## Short task
Give the data below again exactly as it stands. Omit the pictures.

## Data
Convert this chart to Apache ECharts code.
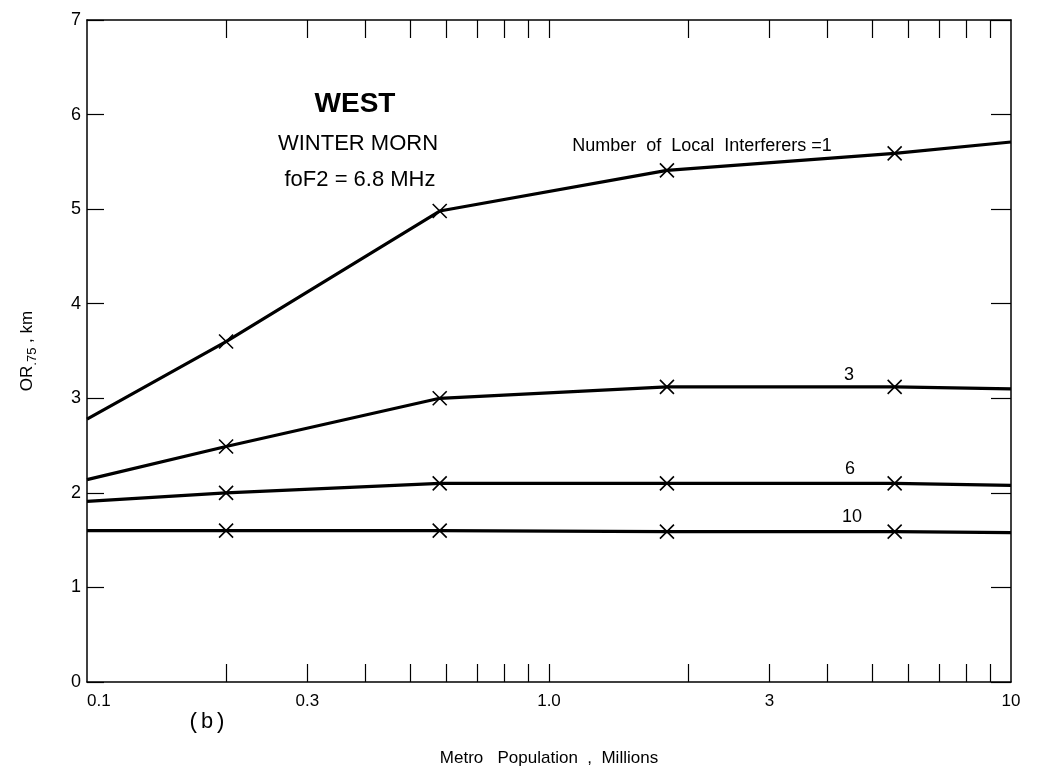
<!DOCTYPE html>
<html><head><meta charset="utf-8">
<script src="https://cdn.jsdelivr.net/npm/echarts@6/dist/echarts.min.js"></script>
<style>html,body{margin:0;padding:0;background:#fff}#c{width:1051px;height:774px}</style>
</head><body><div id="c"></div>
<script>
// ---- data ----
const xValues = [0.1, 0.2, 0.58, 1.8, 5.6, 10];
const interferers1 = [2.78, 3.60, 4.98, 5.41, 5.59, 5.71];
const interferers3 = [2.14, 2.49, 3.00, 3.12, 3.12, 3.10];
const interferers6 = [1.91, 2.00, 2.10, 2.10, 2.10, 2.08];
const interferers10 = [1.60, 1.60, 1.60, 1.59, 1.59, 1.58];
const seriesNames = ['Number of Local Interferers =1', '3', '6', '10'];
const xLabelValues = [0.1, 0.3, 1, 3, 10];
const xLabelTexts = ['0.1', '0.3', '1.0', '3', '10'];
const xTickValues = [0.2, 0.3, 0.4, 0.5, 0.6, 0.7, 0.8, 0.9, 1, 2, 3, 4, 5, 6, 7, 8, 9];
const yTickValues = [0, 1, 2, 3, 4, 5, 6, 7];

const FONT = "'Liberation Sans', Arial, sans-serif";
const chart = echarts.init(document.getElementById('c'), null, {renderer: 'canvas'});

function mkData(ys) {
  return xValues.map((x, i) => {
    const end = i === 0 || i === xValues.length - 1;
    return end ? {value: [x, ys[i]], symbol: 'none'} : {value: [x, ys[i]]};
  });
}
function mkSeries(name, ys) {
  return {
    name: name, type: 'line', xAxisIndex: 0, yAxisIndex: 0,
    data: mkData(ys),
    symbol: 'path://M0,0L10,10M10,0L0,10', symbolSize: 14,
    itemStyle: {color: 'none', borderColor: '#000', borderWidth: 1.6},
    lineStyle: {color: '#000', width: 3.2},
    emphasis: {disabled: true}, silent: true, animation: false
  };
}
const labelMap = {};
xLabelValues.forEach((v, i) => labelMap[v] = xLabelTexts[i]);

const xCommon = {
  type: 'log', logBase: 10, min: 0.1, max: 10,
  axisLine: {onZero: false, lineStyle: {color: '#000', width: 1.5}},
  splitLine: {show: false},
  axisTick: {inside: true, length: 18, customValues: xTickValues, lineStyle: {color: '#000', width: 1.2}}
};
const yCommon = {
  type: 'value', min: 0, max: 7, interval: 1,
  axisLine: {show: true, onZero: false, lineStyle: {color: '#000', width: 1.5}},
  splitLine: {show: false},
  axisTick: {show: true, inside: true, length: 17, customValues: yTickValues, lineStyle: {color: '#000', width: 1.2}}
};

chart.setOption({
  backgroundColor: '#fff',
  animation: false,
  grid: {left: 87, right: 40, top: 20, bottom: 92, containLabel: false, outerBoundsMode: 'none'},
  xAxis: [
    Object.assign({}, xCommon, {
      position: 'bottom',
      name: 'Metro   Population  ,  Millions', nameLocation: 'middle', nameGap: 68,
      nameTextStyle: {fontFamily: FONT, fontSize: 17, color: '#000'},
      axisLabel: {customValues: xLabelValues, formatter: v => labelMap[v] !== undefined ? labelMap[v] : String(v),
        fontFamily: FONT, fontSize: 17, color: '#000', margin: 11, alignMinLabel: 'left'}
    }),
    Object.assign({}, xCommon, {position: 'top', axisLabel: {show: false}})
  ],
  yAxis: [
    Object.assign({}, yCommon, {
      position: 'left',
      name: 'OR{sub|.75} , km', nameLocation: 'middle', nameGap: 60, nameRotate: 90,
      nameTextStyle: {fontFamily: FONT, fontSize: 17, color: '#000', lineHeight: 24, verticalAlign: 'middle',
        rich: {sub: {fontFamily: FONT, fontSize: 13, color: '#000', lineHeight: 24, verticalAlign: 'bottom'}}},
      axisLabel: {fontFamily: FONT, fontSize: 18, color: '#000', margin: 6}
    }),
    Object.assign({}, yCommon, {position: 'right', axisLabel: {show: false},
      axisTick: {show: true, inside: true, length: 20, customValues: yTickValues, lineStyle: {color: '#000', width: 1.2}}})
  ],
  series: [
    mkSeries(seriesNames[0], interferers1),
    mkSeries(seriesNames[1], interferers3),
    mkSeries(seriesNames[2], interferers6),
    mkSeries(seriesNames[3], interferers10)
  ],
  graphic: [
    {type: 'text', x: 355, y: 104, style: {text: 'WEST', font: "bold 28px " + FONT, fill: '#000', align: 'center', verticalAlign: 'middle'}},
    {type: 'text', x: 358, y: 144, style: {text: 'WINTER MORN', font: "22px " + FONT, fill: '#000', align: 'center', verticalAlign: 'middle'}},
    {type: 'text', x: 360, y: 180, style: {text: 'foF2 = 6.8 MHz', font: "22px " + FONT, fill: '#000', align: 'center', verticalAlign: 'middle'}},
    {type: 'text', x: 702, y: 146, style: {text: 'Number  of  Local  Interferers =1', font: "18px " + FONT, fill: '#000', align: 'center', verticalAlign: 'middle'}},
    {type: 'text', x: 849, y: 375, style: {text: seriesNames[1], font: "18px " + FONT, fill: '#000', align: 'center', verticalAlign: 'middle'}},
    {type: 'text', x: 850, y: 469, style: {text: seriesNames[2], font: "18px " + FONT, fill: '#000', align: 'center', verticalAlign: 'middle'}},
    {type: 'text', x: 852, y: 517, style: {text: seriesNames[3], font: "18px " + FONT, fill: '#000', align: 'center', verticalAlign: 'middle'}},
    {type: 'text', x: 207, y: 722, style: {text: '(b)', font: "22px 'Liberation Mono', 'DejaVu Sans Mono', monospace", fill: '#000', align: 'center', verticalAlign: 'middle'}}
  ]
});
</script></body></html>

## Solution to the problem
Convert this chart to Apache ECharts code.
<!DOCTYPE html>
<html><head><meta charset="utf-8">
<script src="https://cdn.jsdelivr.net/npm/echarts@6/dist/echarts.min.js"></script>
<style>html,body{margin:0;padding:0;background:#fff}#c{width:1051px;height:774px}</style>
</head><body><div id="c"></div>
<script>
// ---- data ----
const xValues = [0.1, 0.2, 0.58, 1.8, 5.6, 10];
const interferers1 = [2.78, 3.60, 4.98, 5.41, 5.59, 5.71];
const interferers3 = [2.14, 2.49, 3.00, 3.12, 3.12, 3.10];
const interferers6 = [1.91, 2.00, 2.10, 2.10, 2.10, 2.08];
const interferers10 = [1.60, 1.60, 1.60, 1.59, 1.59, 1.58];
const seriesNames = ['Number of Local Interferers =1', '3', '6', '10'];
const xLabelValues = [0.1, 0.3, 1, 3, 10];
const xLabelTexts = ['0.1', '0.3', '1.0', '3', '10'];
const xTickValues = [0.2, 0.3, 0.4, 0.5, 0.6, 0.7, 0.8, 0.9, 1, 2, 3, 4, 5, 6, 7, 8, 9];
const yTickValues = [0, 1, 2, 3, 4, 5, 6, 7];

const FONT = "'Liberation Sans', Arial, sans-serif";
const chart = echarts.init(document.getElementById('c'), null, {renderer: 'canvas'});

function mkData(ys) {
  return xValues.map((x, i) => {
    const end = i === 0 || i === xValues.length - 1;
    return end ? {value: [x, ys[i]], symbol: 'none'} : {value: [x, ys[i]]};
  });
}
function mkSeries(name, ys) {
  return {
    name: name, type: 'line', xAxisIndex: 0, yAxisIndex: 0,
    data: mkData(ys),
    symbol: 'path://M0,0L10,10M10,0L0,10', symbolSize: 14,
    itemStyle: {color: 'none', borderColor: '#000', borderWidth: 1.6},
    lineStyle: {color: '#000', width: 3.2},
    emphasis: {disabled: true}, silent: true, animation: false
  };
}
const labelMap = {};
xLabelValues.forEach((v, i) => labelMap[v] = xLabelTexts[i]);

const xCommon = {
  type: 'log', logBase: 10, min: 0.1, max: 10,
  axisLine: {onZero: false, lineStyle: {color: '#000', width: 1.5}},
  splitLine: {show: false},
  axisTick: {inside: true, length: 18, customValues: xTickValues, lineStyle: {color: '#000', width: 1.2}}
};
const yCommon = {
  type: 'value', min: 0, max: 7, interval: 1,
  axisLine: {show: true, onZero: false, lineStyle: {color: '#000', width: 1.5}},
  splitLine: {show: false},
  axisTick: {show: true, inside: true, length: 17, customValues: yTickValues, lineStyle: {color: '#000', width: 1.2}}
};

chart.setOption({
  backgroundColor: '#fff',
  animation: false,
  grid: {left: 87, right: 40, top: 20, bottom: 92, containLabel: false, outerBoundsMode: 'none'},
  xAxis: [
    Object.assign({}, xCommon, {
      position: 'bottom',
      name: 'Metro   Population  ,  Millions', nameLocation: 'middle', nameGap: 68,
      nameTextStyle: {fontFamily: FONT, fontSize: 17, color: '#000'},
      axisLabel: {customValues: xLabelValues, formatter: v => labelMap[v] !== undefined ? labelMap[v] : String(v),
        fontFamily: FONT, fontSize: 17, color: '#000', margin: 11, alignMinLabel: 'left'}
    }),
    Object.assign({}, xCommon, {position: 'top', axisLabel: {show: false}})
  ],
  yAxis: [
    Object.assign({}, yCommon, {
      position: 'left',
      name: 'OR{sub|.75} , km', nameLocation: 'middle', nameGap: 60, nameRotate: 90,
      nameTextStyle: {fontFamily: FONT, fontSize: 17, color: '#000', lineHeight: 24, verticalAlign: 'middle',
        rich: {sub: {fontFamily: FONT, fontSize: 13, color: '#000', lineHeight: 24, verticalAlign: 'bottom'}}},
      axisLabel: {fontFamily: FONT, fontSize: 18, color: '#000', margin: 6}
    }),
    Object.assign({}, yCommon, {position: 'right', axisLabel: {show: false},
      axisTick: {show: true, inside: true, length: 20, customValues: yTickValues, lineStyle: {color: '#000', width: 1.2}}})
  ],
  series: [
    mkSeries(seriesNames[0], interferers1),
    mkSeries(seriesNames[1], interferers3),
    mkSeries(seriesNames[2], interferers6),
    mkSeries(seriesNames[3], interferers10)
  ],
  graphic: [
    {type: 'text', x: 355, y: 104, style: {text: 'WEST', font: "bold 28px " + FONT, fill: '#000', align: 'center', verticalAlign: 'middle'}},
    {type: 'text', x: 358, y: 144, style: {text: 'WINTER MORN', font: "22px " + FONT, fill: '#000', align: 'center', verticalAlign: 'middle'}},
    {type: 'text', x: 360, y: 180, style: {text: 'foF2 = 6.8 MHz', font: "22px " + FONT, fill: '#000', align: 'center', verticalAlign: 'middle'}},
    {type: 'text', x: 702, y: 146, style: {text: 'Number  of  Local  Interferers =1', font: "18px " + FONT, fill: '#000', align: 'center', verticalAlign: 'middle'}},
    {type: 'text', x: 849, y: 375, style: {text: seriesNames[1], font: "18px " + FONT, fill: '#000', align: 'center', verticalAlign: 'middle'}},
    {type: 'text', x: 850, y: 469, style: {text: seriesNames[2], font: "18px " + FONT, fill: '#000', align: 'center', verticalAlign: 'middle'}},
    {type: 'text', x: 852, y: 517, style: {text: seriesNames[3], font: "18px " + FONT, fill: '#000', align: 'center', verticalAlign: 'middle'}},
    {type: 'text', x: 207, y: 722, style: {text: '(b)', font: "22px 'Liberation Mono', 'DejaVu Sans Mono', monospace", fill: '#000', align: 'center', verticalAlign: 'middle'}}
  ]
});
</script></body></html>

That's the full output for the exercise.